_WHAT YOU SHOULD DO_:
Without including the pictures, copy out every line below.

_MATERIAL PROVIDED_:
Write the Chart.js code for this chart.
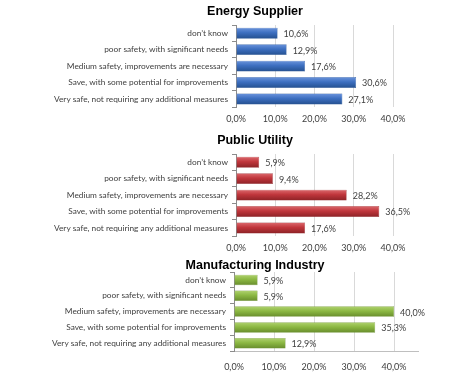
<!DOCTYPE html>
<html>
<head>
<meta charset="utf-8">
<script src="https://cdn.jsdelivr.net/npm/chart.js@4/dist/chart.umd.min.js"></script>
<style>
  body { margin: 0; background: #fff; }
  #wrap { position: relative; width: 472px; height: 373px; overflow: hidden; background: #fff; }
  .box { position: absolute; left: 38px; width: 434px; }
</style>
</head>
<body>
<div id="wrap">
  <div class="box" style="top:0px;height:130px"><canvas id="energyChart"></canvas></div>
  <div class="box" style="top:129px;height:130px"><canvas id="utilityChart"></canvas></div>
  <div class="box" style="top:254px;height:128px"><canvas id="industryChart"></canvas></div>
</div>
<script>
const categories = [
  'don\u2019t know',
  'poor safety, with significant needs',
  'Medium safety, improvements are necessary',
  'Save, with some potential for improvements',
  'Very safe, not requiring any additional measures'
];
const energyValues = [10.6, 12.9, 17.6, 30.6, 27.1];
const utilityValues = [5.9, 9.4, 28.2, 36.5, 17.6];
const industryValues = [5.9, 5.9, 40.0, 35.3, 12.9];
const xTicks = [0, 10, 20, 30, 40];

const textColor = '#404040';
const catFont = { family: 'Lato', size: 8.3 };
const labelFont = { family: 'Lato', size: 9 };

function fmt(v) {
  return v.toFixed(1).replace('.', ',') + '%';
}

// value labels right of each bar
const valueLabels = {
  id: 'valueLabels',
  afterDatasetsDraw(chart) {
    const ctx = chart.ctx;
    const meta = chart.getDatasetMeta(0);
    const data = chart.data.datasets[0].data;
    ctx.save();
    ctx.font = labelFont.size + 'px ' + labelFont.family;
    ctx.fillStyle = textColor;
    ctx.textAlign = 'left';
    ctx.textBaseline = 'middle';
    meta.data.forEach((bar, i) => {
      ctx.fillText(fmt(data[i]), bar.x + 6, bar.y + 1);
    });
    ctx.restore();
  }
};

// title centred over the whole canvas (chart.js centres it inside the layout padding)
const centerTitle = {
  id: 'centerTitle',
  afterDraw(chart, args, o) {
    const ctx = chart.ctx;
    ctx.save();
    ctx.font = 'bold 12.5px "Liberation Sans"';
    ctx.fillStyle = '#000';
    ctx.textAlign = 'center';
    ctx.textBaseline = 'middle';
    ctx.fillText(o.text, chart.width / 2, 12);
    ctx.restore();
  }
};

function makeChart(id, title, values, colors, opts) {
  const barPct = 0.66;
  return new Chart(document.getElementById(id), {
    type: 'bar',
    data: {
      labels: categories,
      datasets: [{
        data: values,
        backgroundColor: function (c) {
          const chart = c.chart;
          const ys = chart.scales.y;
          if (!chart.chartArea || !ys || c.dataIndex === undefined) return colors[1];
          const y = ys.getPixelForValue(c.dataIndex);
          const half = (ys.height / categories.length) * barPct / 2;
          const g = chart.ctx.createLinearGradient(0, y - half, 0, y + half);
          g.addColorStop(0, colors[0]);
          g.addColorStop(0.45, colors[1]);
          g.addColorStop(1, colors[2]);
          return g;
        },
        borderColor: colors[2],
        borderWidth: 0.5,
        barPercentage: barPct,
        categoryPercentage: 1.0
      }]
    },
    options: {
      indexAxis: 'y',
      responsive: true,
      maintainAspectRatio: false,
      animation: false,
      layout: { padding: { left: 0, right: opts.padRight, top: opts.padTop, bottom: 0 } },
      scales: {
        x: {
          min: 0,
          max: opts.max,
          afterBuildTicks: function (scale) {
            scale.ticks = xTicks.map(v => ({ value: v }));
          },
          grid: { color: '#d9d9d9', drawTicks: false },
          border: { display: opts.bottomLine, color: '#bfbfbf' },
          ticks: {
            padding: opts.tickPad,
            color: textColor,
            font: labelFont,
            maxRotation: 0,
            callback: v => fmt(v)
          }
        },
        y: {
          afterFit: function (scale) {
            scale.width = opts.yWidth;
          },
          grid: { drawOnChartArea: false, drawTicks: true, tickLength: 4, color: '#8c8c8c' },
          border: { display: true, color: '#8c8c8c' },
          ticks: {
            padding: 4,
            color: textColor,
            font: catFont
          }
        }
      },
      plugins: {
        legend: { display: false },
        tooltip: { enabled: false },
        title: { display: false },
        centerTitle: { text: title }
      }
    },
    plugins: [valueLabels, centerTitle]
  });
}

makeChart('energyChart', 'Energy Supplier', energyValues,
  ['#6b94dc', '#3d6fc0', '#24508f'],
  { max: 40, padRight: 79, padTop: 25, yWidth: 198, tickPad: 6, bottomLine: false });

makeChart('utilityChart', 'Public Utility', utilityValues,
  ['#dc6a6e', '#c0363c', '#8c2226'],
  { max: 40, padRight: 79, padTop: 25, yWidth: 198, tickPad: 6, bottomLine: false });

makeChart('industryChart', 'Manufacturing Industry', industryValues,
  ['#b0d270', '#8cb843', '#678c2c'],
  { max: 46, padRight: 54, padTop: 18, yWidth: 196, tickPad: 10, bottomLine: true });
</script>
</body>
</html>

_RESULT FOR THIS EXERCISE_:
Write the Chart.js code for this chart.
<!DOCTYPE html>
<html>
<head>
<meta charset="utf-8">
<script src="https://cdn.jsdelivr.net/npm/chart.js@4/dist/chart.umd.min.js"></script>
<style>
  body { margin: 0; background: #fff; }
  #wrap { position: relative; width: 472px; height: 373px; overflow: hidden; background: #fff; }
  .box { position: absolute; left: 38px; width: 434px; }
</style>
</head>
<body>
<div id="wrap">
  <div class="box" style="top:0px;height:130px"><canvas id="energyChart"></canvas></div>
  <div class="box" style="top:129px;height:130px"><canvas id="utilityChart"></canvas></div>
  <div class="box" style="top:254px;height:128px"><canvas id="industryChart"></canvas></div>
</div>
<script>
const categories = [
  'don\u2019t know',
  'poor safety, with significant needs',
  'Medium safety, improvements are necessary',
  'Save, with some potential for improvements',
  'Very safe, not requiring any additional measures'
];
const energyValues = [10.6, 12.9, 17.6, 30.6, 27.1];
const utilityValues = [5.9, 9.4, 28.2, 36.5, 17.6];
const industryValues = [5.9, 5.9, 40.0, 35.3, 12.9];
const xTicks = [0, 10, 20, 30, 40];

const textColor = '#404040';
const catFont = { family: 'Lato', size: 8.3 };
const labelFont = { family: 'Lato', size: 9 };

function fmt(v) {
  return v.toFixed(1).replace('.', ',') + '%';
}

// value labels right of each bar
const valueLabels = {
  id: 'valueLabels',
  afterDatasetsDraw(chart) {
    const ctx = chart.ctx;
    const meta = chart.getDatasetMeta(0);
    const data = chart.data.datasets[0].data;
    ctx.save();
    ctx.font = labelFont.size + 'px ' + labelFont.family;
    ctx.fillStyle = textColor;
    ctx.textAlign = 'left';
    ctx.textBaseline = 'middle';
    meta.data.forEach((bar, i) => {
      ctx.fillText(fmt(data[i]), bar.x + 6, bar.y + 1);
    });
    ctx.restore();
  }
};

// title centred over the whole canvas (chart.js centres it inside the layout padding)
const centerTitle = {
  id: 'centerTitle',
  afterDraw(chart, args, o) {
    const ctx = chart.ctx;
    ctx.save();
    ctx.font = 'bold 12.5px "Liberation Sans"';
    ctx.fillStyle = '#000';
    ctx.textAlign = 'center';
    ctx.textBaseline = 'middle';
    ctx.fillText(o.text, chart.width / 2, 12);
    ctx.restore();
  }
};

function makeChart(id, title, values, colors, opts) {
  const barPct = 0.66;
  return new Chart(document.getElementById(id), {
    type: 'bar',
    data: {
      labels: categories,
      datasets: [{
        data: values,
        backgroundColor: function (c) {
          const chart = c.chart;
          const ys = chart.scales.y;
          if (!chart.chartArea || !ys || c.dataIndex === undefined) return colors[1];
          const y = ys.getPixelForValue(c.dataIndex);
          const half = (ys.height / categories.length) * barPct / 2;
          const g = chart.ctx.createLinearGradient(0, y - half, 0, y + half);
          g.addColorStop(0, colors[0]);
          g.addColorStop(0.45, colors[1]);
          g.addColorStop(1, colors[2]);
          return g;
        },
        borderColor: colors[2],
        borderWidth: 0.5,
        barPercentage: barPct,
        categoryPercentage: 1.0
      }]
    },
    options: {
      indexAxis: 'y',
      responsive: true,
      maintainAspectRatio: false,
      animation: false,
      layout: { padding: { left: 0, right: opts.padRight, top: opts.padTop, bottom: 0 } },
      scales: {
        x: {
          min: 0,
          max: opts.max,
          afterBuildTicks: function (scale) {
            scale.ticks = xTicks.map(v => ({ value: v }));
          },
          grid: { color: '#d9d9d9', drawTicks: false },
          border: { display: opts.bottomLine, color: '#bfbfbf' },
          ticks: {
            padding: opts.tickPad,
            color: textColor,
            font: labelFont,
            maxRotation: 0,
            callback: v => fmt(v)
          }
        },
        y: {
          afterFit: function (scale) {
            scale.width = opts.yWidth;
          },
          grid: { drawOnChartArea: false, drawTicks: true, tickLength: 4, color: '#8c8c8c' },
          border: { display: true, color: '#8c8c8c' },
          ticks: {
            padding: 4,
            color: textColor,
            font: catFont
          }
        }
      },
      plugins: {
        legend: { display: false },
        tooltip: { enabled: false },
        title: { display: false },
        centerTitle: { text: title }
      }
    },
    plugins: [valueLabels, centerTitle]
  });
}

makeChart('energyChart', 'Energy Supplier', energyValues,
  ['#6b94dc', '#3d6fc0', '#24508f'],
  { max: 40, padRight: 79, padTop: 25, yWidth: 198, tickPad: 6, bottomLine: false });

makeChart('utilityChart', 'Public Utility', utilityValues,
  ['#dc6a6e', '#c0363c', '#8c2226'],
  { max: 40, padRight: 79, padTop: 25, yWidth: 198, tickPad: 6, bottomLine: false });

makeChart('industryChart', 'Manufacturing Industry', industryValues,
  ['#b0d270', '#8cb843', '#678c2c'],
  { max: 46, padRight: 54, padTop: 18, yWidth: 196, tickPad: 10, bottomLine: true });
</script>
</body>
</html>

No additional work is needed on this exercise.